Monday, October 19, 2009

An Untidy Life

Here’s the thing: whether it’s working out a knotty design problem on my computer or making a shadow box or trimming the hedge, I use up my energy on the doing. Which means that I rarely have any energy left to adequately clean up after myself. Needless to say, that does not make for a tidy life.

Sometimes I’ll bundle up whatever I’ve been working on and shove it into a drawer or pile it on my worktable, and later regret that I didn’t take the time and care to put things away properly. Or I’ll spend an hour cleaning out and reorganizing my art supplies, but then will come across something that just doesn’t fit into my scheme. If my energy engine has run out of gas, I’ll just toss that outlier in there somewhere, thus compromising my rare attempt to straighten things up.

The worktable in my studio is anything but. It’s actually a work storage table. All of my projects seem to end up there, waiting for me to take the next step. It’s a heap of stuff that ranges from little plastic animals to sand dollars, fabric, hot glue sticks, corks, and frames. I walk by the door, see the disarray and quickly glance away. I work on my dining room table instead; because it’s front and center in my house, I tend to keep it clean. When I’ve exhausted myself making boxes on the dining room table, I gather everything up and—you guessed it—dump it on my worktable upstairs.

I have friends who are total neatniks. Their houses are clutter-free, their workbenches and desks clean and organized, so that when they next go to fix a chair leg or write the next chapter in their novel, they start with a clean slate. In some ways, I envy them. I’d love to have all of my stuff properly organized and put away, with some rational system for finding it when I’m ready to work with it. On the other hand, the amount of time they spend cleaning up is time they aren’t spending making things. I'd rather make things.

Yes, yes, I know—in the long run, the neatniks are probably far more productive than I am. And they probably have fewer self-made disasters, where the pile of stuff on my worktable falls to the floor as I try to add just one more thing to the pile, or when I get hot glue all over my kitchen counter because I just had to put a piece together in the kitchen.

But their work is tighter, too.
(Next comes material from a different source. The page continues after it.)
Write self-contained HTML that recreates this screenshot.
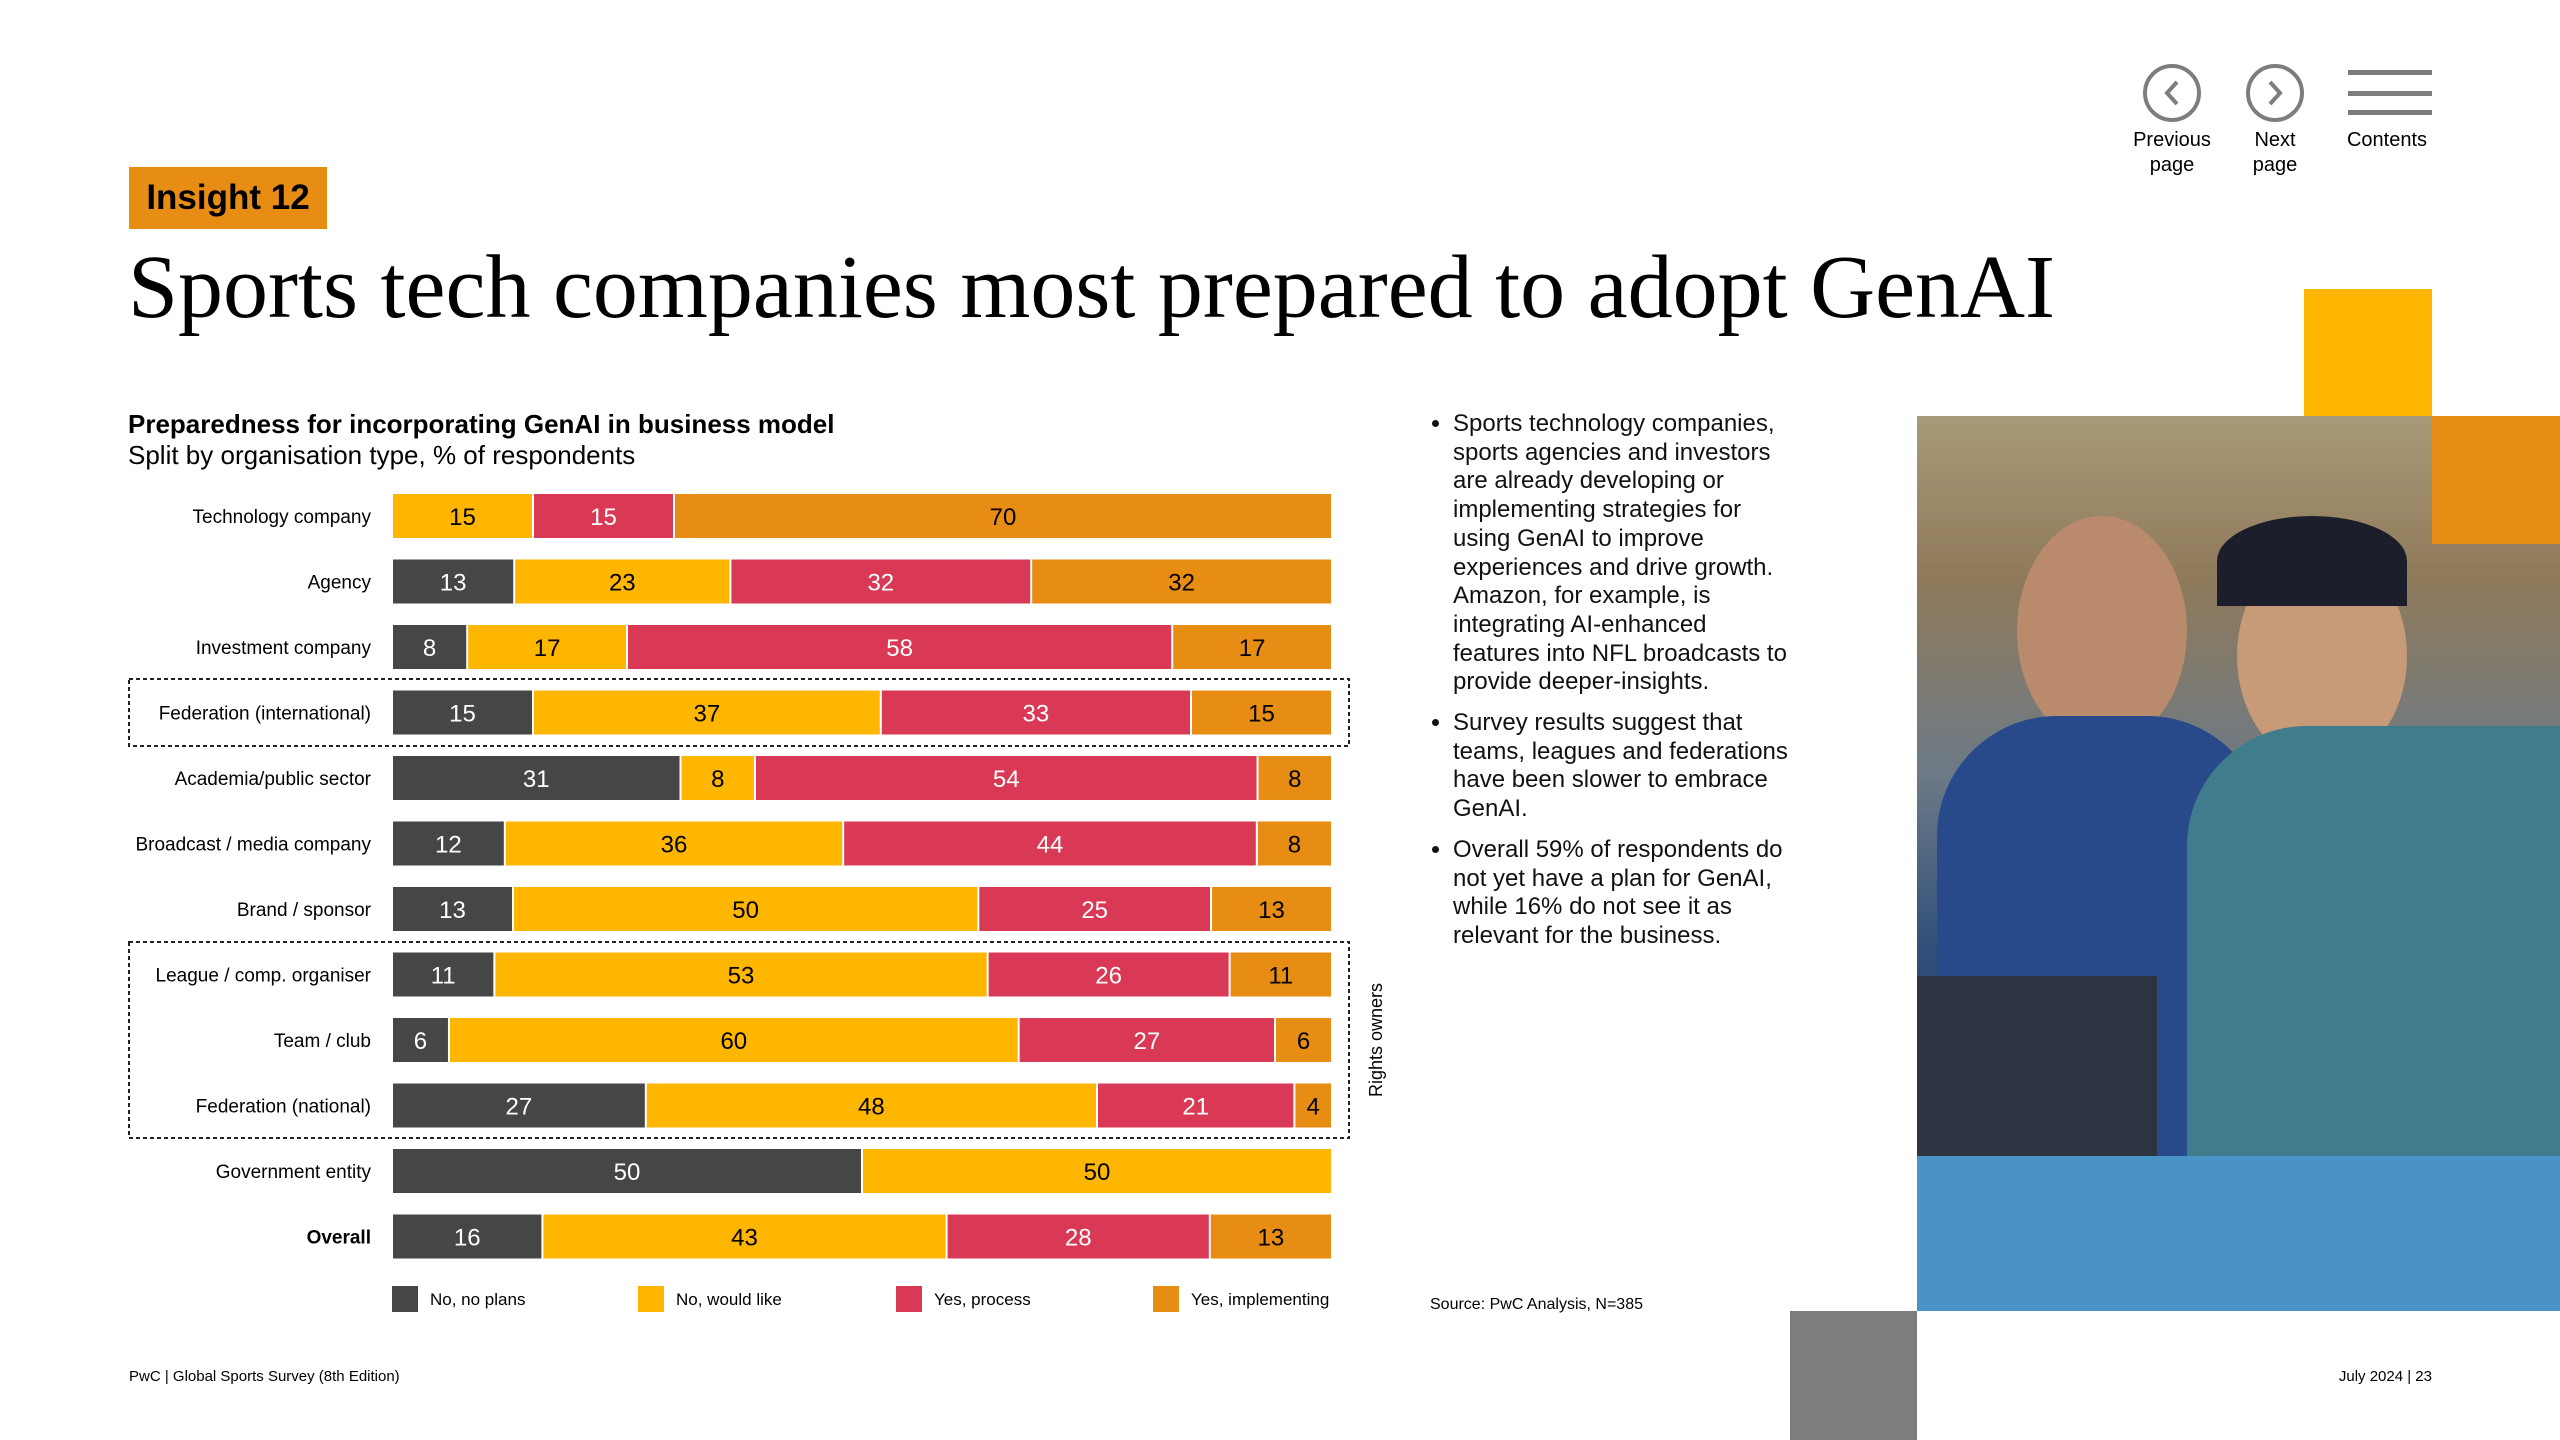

As beautiful and inspired as it may be, their process feels constrained to me, with nothing unplanned, with little or no opportunity for the happy accident. It’s like skiers who ski a slope with a plan in mind, mapping their course out before starting down, versus those of us who ski in the moment, with the attitude that we’ll handle whatever comes. Sometimes we do, sometimes we don’t, but there's always the possibility that it will be the best run we ever had.

There are times when I wish I were more like the neatniks and the planners. But mostly not. Much as I'd love to have my house and worktable orderly when I walk in the door, I love the fact that I am never really done with the doing. May it always be so.

1 comment:

lucyfree said...

Although I am of the untidy group, always gathering more information and objects than I can sort, I can recommend one happy development: the occasional intervention by a friend or paid organizer. Never gets all the way through the clutter, but my life is lightened up and made clearer at least for a while. I say this as I retrieve the box into which I dumped the unsorted stuff when I last cleared surfaces. Must follow David Allen's advice and deal with every piece in the pile in order. Good luck on that one.
Kudos to you for your honesty and self-observation!